In Guosa there are four regular degrees of comparison. The word jù "more" is used to form a comparative from an adjective: rámá "good" → rámá jù "better". The superlative simply combines the adverb khà "very" with jù: rámá jù khà "best" (lit. very more good). Finally, there is a forth degree of comparison above superlative. Though the superlative might indicate the highest of value in a certain group, the degree indicated by the category higher than the superlative shows that the indicated noun is the absolute best in its entire category; this is done with the khàkáa: rubi "bad" → rubi jù khàkáa "the very worst".

==== Verbs ====
In Guosa, all verbs have one form; there is no conjugation. There is a copula, wù, but it is only used with a predicate noun. With predicate adjectives however, wù is not used, and the adjective behaves more like a verb. Compare the sentences mò wù mámbézè "I am a king" with mò rámá "I am well".

There are several particles that modify the tense, aspect, and mood of verbs. These particles usually precede the verbs they modify, but the particle lá follows the verb instead.

- ng (present continual): mó sòngí 'sóngà "I sing a song" → mó ng sòngí 'sóngà "I am singing a song"
- tí (perfect): mò jòndú "I sit" → mò tí jòndú "I have sat"

The particle lá is used in a slightly different way, creating an adjective that functions similarity to an active past participle. This form can also take a direct object.

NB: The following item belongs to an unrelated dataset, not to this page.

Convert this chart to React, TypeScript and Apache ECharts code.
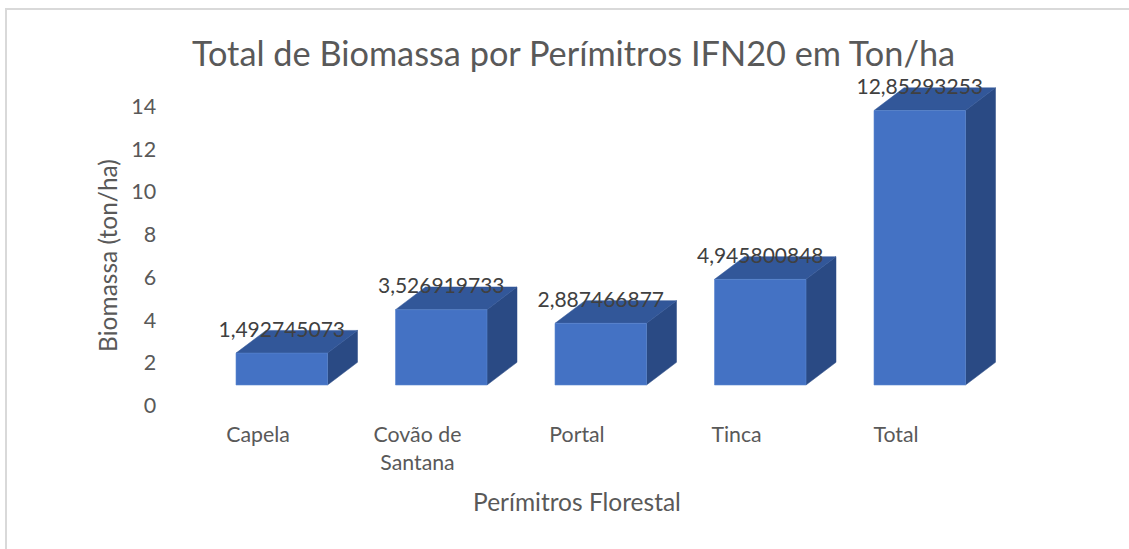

- mó kùndé "I wake up" → mó kùndé lá "I am awake"

==== Numerals ====
Guosa has a base ten number system. The cardinal numerals are:

1. dáyá "one"
2. ejì "two"
3. ètá "three"
4. ìnàng "four"
5. ìsén "five"
6. ìsíì "six"
7. asáà "seven"
8. asáto "eight"
9. essé "nine"
10. góma "ten"

The multiples of ten are derived by shortening the first ten numbers.

1. gó "ten, -teen" (used in the numbers 11–19)
2. jì "twenty"
3. tá "thirty"
4. nà "forty"
5. sén "fifty"
6. síì "sixty"
7. sá "seventy"
8. sát "eighty"
9. ssé "ninety"

The number multiples of one hundred are created by using the reduplicated gogo root. These numbers are not treated as compounds, unlike the number 11–99.

- ejì gógó "two hundred"
- asáà gógó "seven hundred"

The ordinal numbers are formed by using the preposition nke.

- nke dáyá "first"
- nke sáètá "seventy third"
- nke asáà gógó "seven hundredth"

==== Word formation ====

Guosa uses a couple particles to derive words from others. For example:

ò - agent, person characterized by the root. In the plural, this is è.

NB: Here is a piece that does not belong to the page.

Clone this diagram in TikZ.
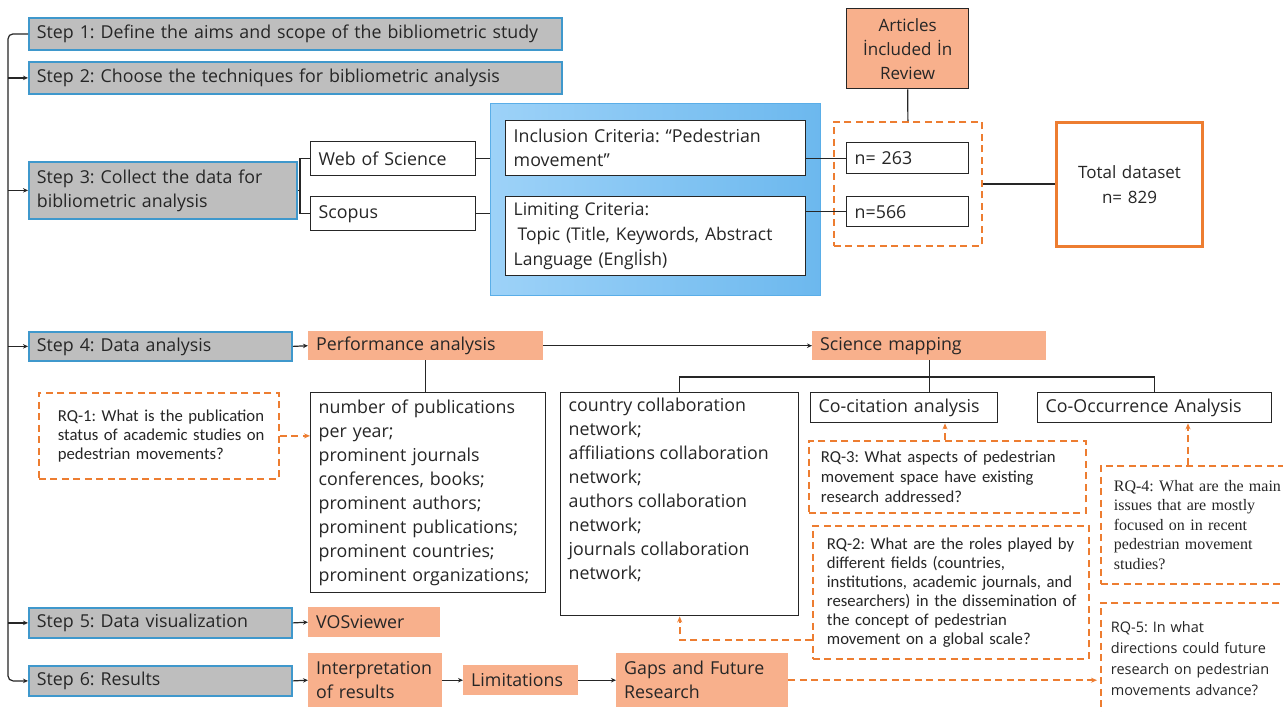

- kózí "to teach" → ò kózí "teacher", è kózí "teachers"
- gwùebí "hungry" → ò gwùebí "hungry person", è gwùebí "hungry people"
- mákárántá "school" → ò mákárántá "student", è mákárántá "students"

ì - forms both the noun and adjective from a verbal or other noun root:

- bísí "to succeed" → ìbísí "success, successful"
- kózí "to teach" → ìkózí "lesson"
- rùshé "to work" → ìrùshé "work, labor"
- máchè "woman" → ìmáchè "womanhood, womanly"

Much of the word derivation in Guosa is done using just these two particles.

== Usage ==
Guosa lessons have been given at the University of Abuja. An AI-powered automated interface to translate text from English into Guosa, is also available online.

There is also a Fandom wiki in Guosa, created by Vicente Costalago in July 2023 with the help of Alex Igbineweka.

== Criticism ==
Guosa has been criticized for lacking guiding principles in its design, arbitrarily selecting its words from a few Nigerian languages, rather than proportionally and methodically selecting its vocabulary from a larger variety of Nigeria's languages.